Oleh : Latin, SE                                          Praktisi Asuransi &  KUPASI (Kumpulan Penulis Asuransi)


"Program Restrukturisasi Polis Asuransi BUMN, Membawa Bencana Bagi Industri Perasuransian Nasional, Juga Merugikan Kepentingan Konsumen Polis, Pegawai BUMN, Mantan Pegawai  Para Pensiunan, Mitra Kerja BUMN Asuransi,  Dan Merusak Reputasi BUMN, Serta Mengubur Hidup-Hidup Legenda Asuransi Tertua. Ketika Pejabat Negara Dan Mentri Negara Itu Tidak Menjalankan Prinsip Tata Kelola Perusahaan Dengan Kejujuran, Transparansi, Akuntabilitas, Berintegritas, dan Profesionalismenya."

Jakarta - Berdasarkan rilise resmi dari Badan Pemeriksa Keuangan Republik Indonesia (BPK-RI), atas kerugian Negara dan rekomendasi kebutuhan dana permodalan BUMN asuransi bagi perseroan asuransi jiwa tertua. Dimana, atas Perhitungan Kerugian Negara (PKN) Sebesar Rp 16,8 triliun dan kebutuhan modal kerja untuk BUMN asuransi, sebesar Rp 32 triliun.
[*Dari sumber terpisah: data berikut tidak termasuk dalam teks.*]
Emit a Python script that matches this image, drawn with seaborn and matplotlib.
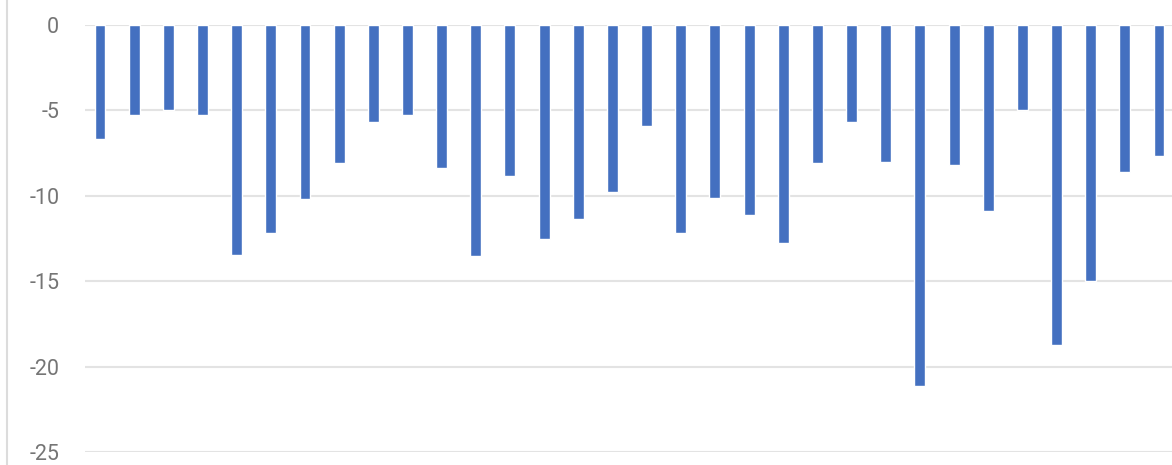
import matplotlib
matplotlib.use("Agg")
import matplotlib.pyplot as plt
import seaborn as sns
import pandas as pd
from matplotlib.lines import Line2D

# Werte
categories = list(range(1, 33))
values = [-6.7, -5.25, -5.0, -5.25, -13.45, -12.15, -10.2, -8.1, -5.65, -5.25,
          -8.4, -13.55, -8.85, -12.55, -11.35, -9.75, -5.9, -12.15, -10.15, -11.15,
          -12.75, -8.1, -5.65, -8.05, -21.15, -8.2, -10.9, -5.0, -18.75, -15.0,
          -8.6, -7.65]
y_ticks = [0, -5, -10, -15, -20, -25]

df = pd.DataFrame({'kategorie': categories, 'wert': values})

sns.set_style("white")
plt.rcParams['font.family'] = ['Roboto', 'DejaVu Sans']

fig = plt.figure(figsize=(11.72, 4.65), dpi=100)
ax = fig.add_axes([85 / 1172, 13 / 465, 1 - 85 / 1172, (452 - 25) / 465])

sns.barplot(data=df, x='kategorie', y='wert', color='#4470C0',
            saturation=1, width=0.32, ax=ax, zorder=3)

ax.set_ylim(-25, 0)
ax.set_xlim(-0.44, len(categories) - 1 + 0.38)
ax.set_yticks(y_ticks)
ax.set_yticklabels([str(t) for t in y_ticks])
ax.set_xticks([])
ax.set_xlabel('')
ax.set_ylabel('')

for t in y_ticks:
    ax.axhline(t, color='#e3e3e3', linewidth=1.5, zorder=1)

for s in ax.spines.values():
    s.set_visible(False)
ax.tick_params(axis='y', length=0, pad=18.5, labelsize=15.5, labelcolor='#757575')

# linker Rahmenstrich
fig.add_artist(Line2D([7 / 1172, 7 / 1172], [0, 1], color='#dcdcdc', linewidth=1.5))

fig.savefig('out.png', dpi=100)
Sementara itu, Pemerintah hanya memberikan PMN sebesar Rp 20 triliun dan itupun tidak diberikan secara langsung terhadap BUMN asuransi, melainkan diberikan pada sektor BUMN lain, yang bukan sektor perasuransian. Gencar dipemberitaan hanya bentuk framing semata yang mengatas namakan untuk kepentingan BUMN asuransi. 
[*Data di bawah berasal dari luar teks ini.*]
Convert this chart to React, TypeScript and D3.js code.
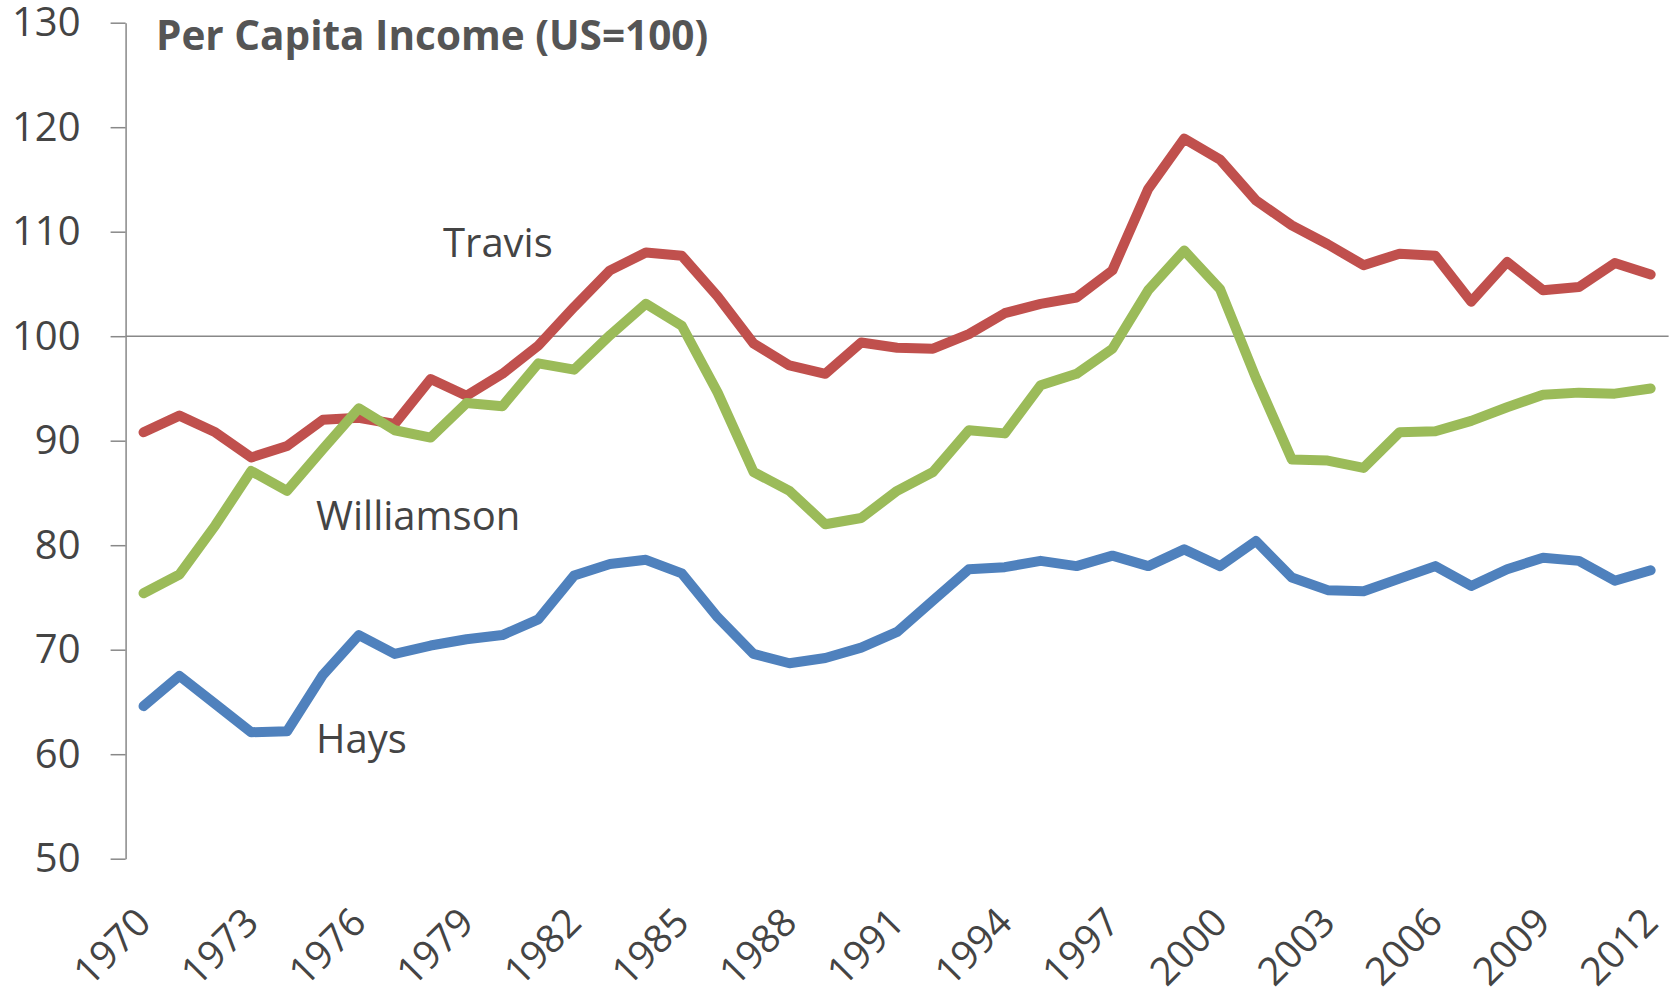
import React, { useRef, useEffect } from "react";
import * as d3 from "d3";

const years = [
  1970, 1971, 1972, 1973, 1974, 1975, 1976, 1977, 1978, 1979, 1980, 1981,
  1982, 1983, 1984, 1985, 1986, 1987, 1988, 1989, 1990, 1991, 1992, 1993,
  1994, 1995, 1996, 1997, 1998, 1999, 2000, 2001, 2002, 2003, 2004, 2005,
  2006, 2007, 2008, 2009, 2010, 2011, 2012,
];

const travis = [
  90.8, 92.4, 90.8, 88.4, 89.5, 92.0, 92.2, 91.6, 95.9, 94.3, 96.4, 99.1,
  102.8, 106.3, 108.0, 107.7, 103.8, 99.3, 97.2, 96.4, 99.4, 98.9, 98.8, 100.2,
  102.2, 103.1, 103.7, 106.3, 114.1, 118.9, 116.9, 113.0, 110.6, 108.8, 106.8, 107.9,
  107.7, 103.3, 107.1, 104.4, 104.7, 107.0, 105.9,
];

const williamson = [
  75.4, 77.2, 81.9, 87.1, 85.2, 89.2, 93.1, 91.0, 90.3, 93.6, 93.3, 97.4,
  96.8, 100.1, 103.1, 101.0, 94.6, 87.0, 85.2, 82.0, 82.6, 85.2, 87.0, 91.0,
  90.7, 95.3, 96.4, 98.8, 104.4, 108.2, 104.5, 96.0, 88.2, 88.1, 87.4, 90.8,
  90.9, 91.9, 93.2, 94.4, 94.6, 94.5, 95.0,
];

const hays = [
  64.6, 67.5, 64.8, 62.1, 62.2, 67.6, 71.4, 69.6, 70.4, 71.0, 71.4, 72.9,
  77.1, 78.2, 78.6, 77.3, 73.1, 69.6, 68.7, 69.2, 70.2, 71.7, 74.7, 77.7,
  77.9, 78.5, 78.0, 79.0, 78.0, 79.6, 78.0, 80.4, 76.9, 75.7, 75.6, 76.8,
  78.0, 76.1, 77.7, 78.8, 78.5, 76.6, 77.6,
];

const yTicks = [50, 60, 70, 80, 90, 100, 110, 120, 130];
const xTickYears = [1970, 1973, 1976, 1979, 1982, 1985, 1988, 1991, 1994, 1997, 2000, 2003, 2006, 2009, 2012];

const series = [
  { name: "Hays", values: hays, color: "#4F81BD", label: [316, 753] },
  { name: "Travis", values: travis, color: "#C0504D", label: [443, 257] },
  { name: "Williamson", values: williamson, color: "#9BBB59", label: [316, 530] },
];

const W = 1671;
const H = 990;
const plot = { left: 125.6, right: 1668.6, top: 22.7, bottom: 858.7 };
const font = "'Open Sans', sans-serif";
const textColor = "#444444";
const axisColor = "#888888";

const App = () => {
  const ref = useRef(null);

  useEffect(() => {
    const svg = d3.select(ref.current);
    svg.selectAll("*").remove();

    const x = d3.scalePoint().domain(years).range([plot.left, plot.right]).padding(0.5);
    const y = d3.scaleLinear().domain([50, 130]).range([plot.bottom, plot.top]);

    // y axis
    const yAxis = svg
      .append("g")
      .attr("transform", `translate(${plot.left},0)`)
      .call(d3.axisLeft(y).tickValues(yTicks).tickSize(15).tickSizeOuter(0).tickPadding(30));
    yAxis.select(".domain").attr("stroke", axisColor).attr("stroke-width", 1.5);
    yAxis.selectAll(".tick line").attr("stroke", axisColor).attr("stroke-width", 1.5);
    yAxis
      .selectAll(".tick text")
      .attr("font-family", font)
      .attr("font-size", 40)
      .attr("fill", textColor);

    // category axis crosses at 100
    svg
      .append("line")
      .attr("x1", plot.left)
      .attr("x2", plot.right)
      .attr("y1", y(100))
      .attr("y2", y(100))
      .attr("stroke", axisColor)
      .attr("stroke-width", 1.5);

    // x labels sit low, rotated
    const xAxis = svg
      .append("g")
      .attr("transform", `translate(0,${plot.bottom})`)
      .call(d3.axisBottom(x).tickValues(xTickYears).tickSize(0));
    xAxis.select(".domain").remove();
    xAxis
      .selectAll(".tick text")
      .attr("font-family", font)
      .attr("font-size", 39)
      .attr("fill", textColor)
      .attr("text-anchor", "end")
      .attr("x", 0)
      .attr("y", 0)
      .attr("dy", 0)
      .attr("transform", "translate(9,66) rotate(-45)");

    // lines
    const line = d3
      .line()
      .x((d, i) => x(years[i]))
      .y((d) => y(d));

    series.forEach((s) => {
      svg
        .append("path")
        .datum(s.values)
        .attr("d", line)
        .attr("fill", "none")
        .attr("stroke", s.color)
        .attr("stroke-width", 10)
        .attr("stroke-linejoin", "round")
        .attr("stroke-linecap", "round");
    });

    // series labels
    series.forEach((s) => {
      svg
        .append("text")
        .attr("x", s.label[0])
        .attr("y", s.label[1])
        .attr("font-family", font)
        .attr("font-size", 40)
        .attr("fill", textColor)
        .text(s.name);
    });

    // title
    svg
      .append("text")
      .attr("x", 156)
      .attr("y", 50)
      .attr("font-family", font)
      .attr("font-size", 40.5)
      .attr("font-weight", "bold")
      .attr("fill", "#555555")
      .text("Per Capita Income (US=100)");
  }, []);

  return (
    <svg
      ref={ref}
      width={W}
      height={H}
      style={{ position: "absolute", left: 0, top: 0, background: "#fff" }}
    ></svg>
  );
};

export default App;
Kucuran dana PMN itu, sesungguhnya sangat diperlukan oleh BUMN asuransi  untuk memenuhi kewajibannya kepada seluruh Nasabah Polis, ada kurang lebih sebanyak 5,3 jutaan jiwa dimana setiap dalam 1 (satu) polis asuransi itu bisa terdapat mengcover 5-6 ahliwaris secara finansial dalam satu Kartu Keluarga (KK). Diketahui sebelumnya, total liabilitas BUMN asuransi pada 31 Desember 2021 tercatat sebesar Rp 59,7 triliun. 
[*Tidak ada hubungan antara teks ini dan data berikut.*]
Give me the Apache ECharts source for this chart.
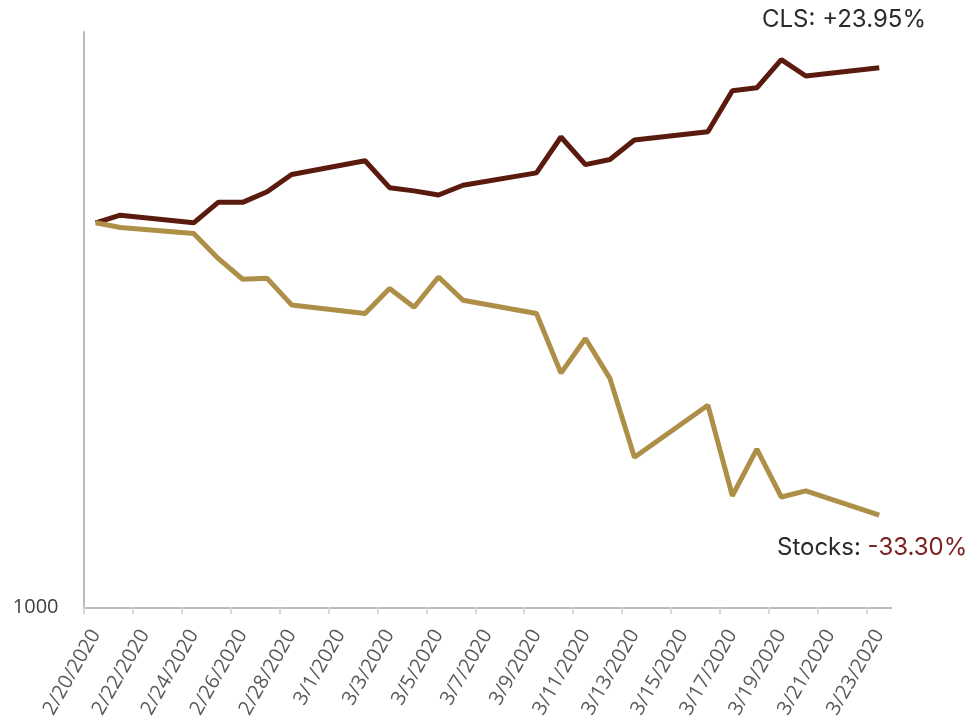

Disamping itu, BPK-RI, juga tidak merekomendasikan penutupan BUMN asuransi, artinya tetap mengaktifkan operasional perusahaan asuransi jiwa  tertua dan jaminan hari tua (JHT), yang sudah beroperasi selama 163 tahun. Menurut BPK-RI, alasan tidak menutup legenda asuransi jiwa tertua milik Negara itu, dikarenakan memiliki rekam jejak sejarah yang panjang bangsa Indonesia, dan akan berdampak sistemik terhadap perekonomian Nasional, apabila BUMN asuransi itu dilikuidasi/dibubarkan.

Jadi, bila dilihat, berdasarkan kerugian yang ada BUMN asuransi itu sebesar Rp 16,8 triliun. Semestinya dengan adanya sitaan dari pada aset-aset terhadap para terdakwa dan sudah mendapatkan vonis hukuman selama seumur hidup, yaitu sitaan aset terdakwa sebesar Rp 18,1 triliun oleh Kejaksaan Agung RI. Bila dibandingkan dengan Kerugian Negara sudah melebihi. Dari sita aset itu saja, secara sederhana seharusnya lebih dari cukup untuk mengatasi kerugiaan yang ada tersebut. Bahkan Negara sudah memperoleh keuntungan besar dari hasil Penegakan Hukum itu sebesar Rp 2 triliun. Hal ini, tentu akan menjadi catatan kita, Ingat hanya dari satu sumber penyitaan aset saja sudah lebih dari cukup, belum memperhitungkan sumber aset yang ada di BUMN asuransi itu.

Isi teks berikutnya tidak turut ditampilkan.